4. Give your CSMs the time to think

Outcome-based CSM is cognitively demanding. It requires CSMs to understand their customers' businesses deeply, to think strategically about what value looks like in each context, and to prepare for conversations with real substance.

If your CSMs are managing 80 accounts and spending 4 hours a day logging activities in the CRM, they don't have the space to do it. Realistic portfolio sizes and helpful tools are prerequisites to outcome-based CSM work.

5. Build the metrics infrastructure

You cannot run an outcome-based CSM model on activity-based metrics. Invest in building the dashboards, reports, and data pipelines that make customer progress visible

  • Milestone completion rates

  • Time-to-value by cohort

  • Product adoption depth by segment

  • Expansion pipeline generated by CSM

  • ARR retained through CS intervention.

These metrics take time to build, but they are the foundation for everything else.

Final Thoughts

Engagement is the road and not the destination. The engagement trap is seductive because it feels like diligence. A full calendar feels like accountability. A high touchpoint count feels like coverage. An active CRM feels like a healthy book of business.

But customers don't renew because you called them twice a week in the last quarter. They renew because they are achieving outcomes they couldn't achieve without you.

They expand because you've shown them new ways to create value.
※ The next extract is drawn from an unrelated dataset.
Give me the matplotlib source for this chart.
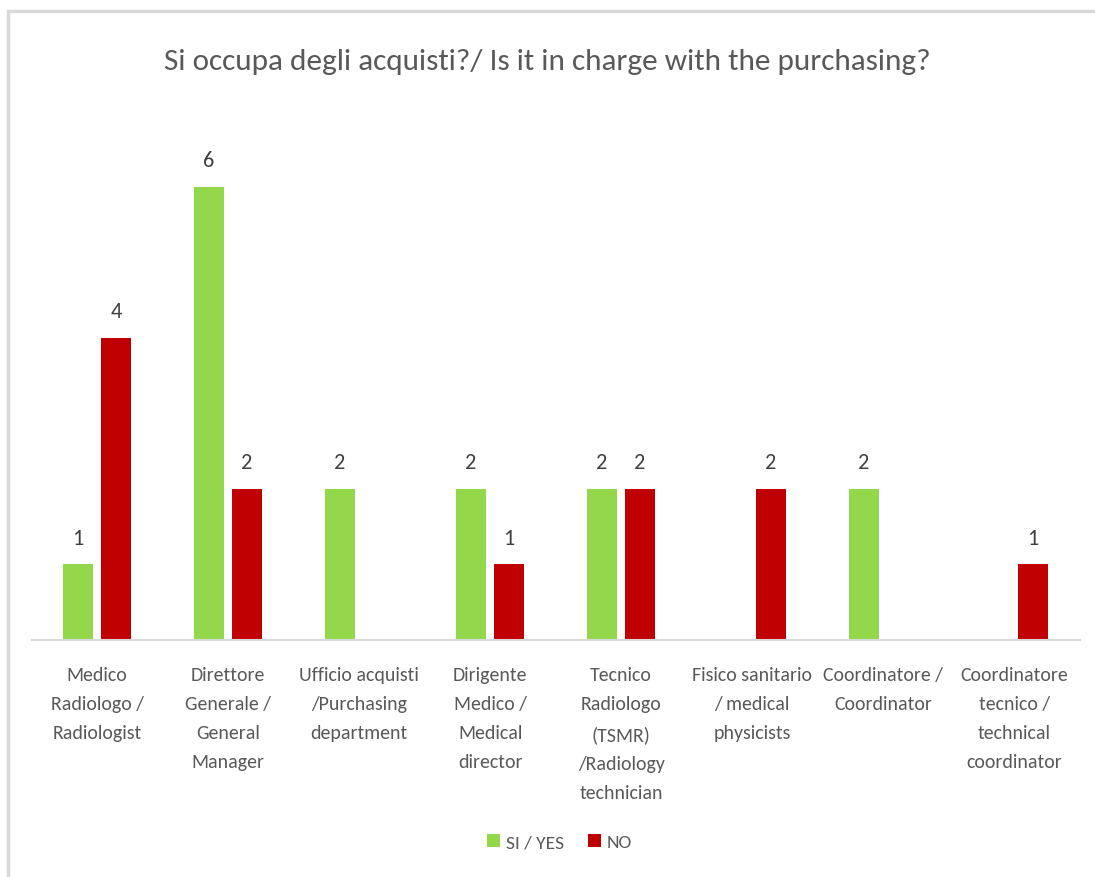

They advocate because you've made their lives measurably better.

The CSMs and CSM leaders who understand this distinction are the ones who build teams that survive budget cuts because they can prove their revenue impact. Teams that earn real seats at the executive table because they speak in outcomes.

The path out of the engagement trap starts with one question: Does this help customers to move forward? If the answer is yes, go for it. If it’s not or you don’t know, postpone until it does.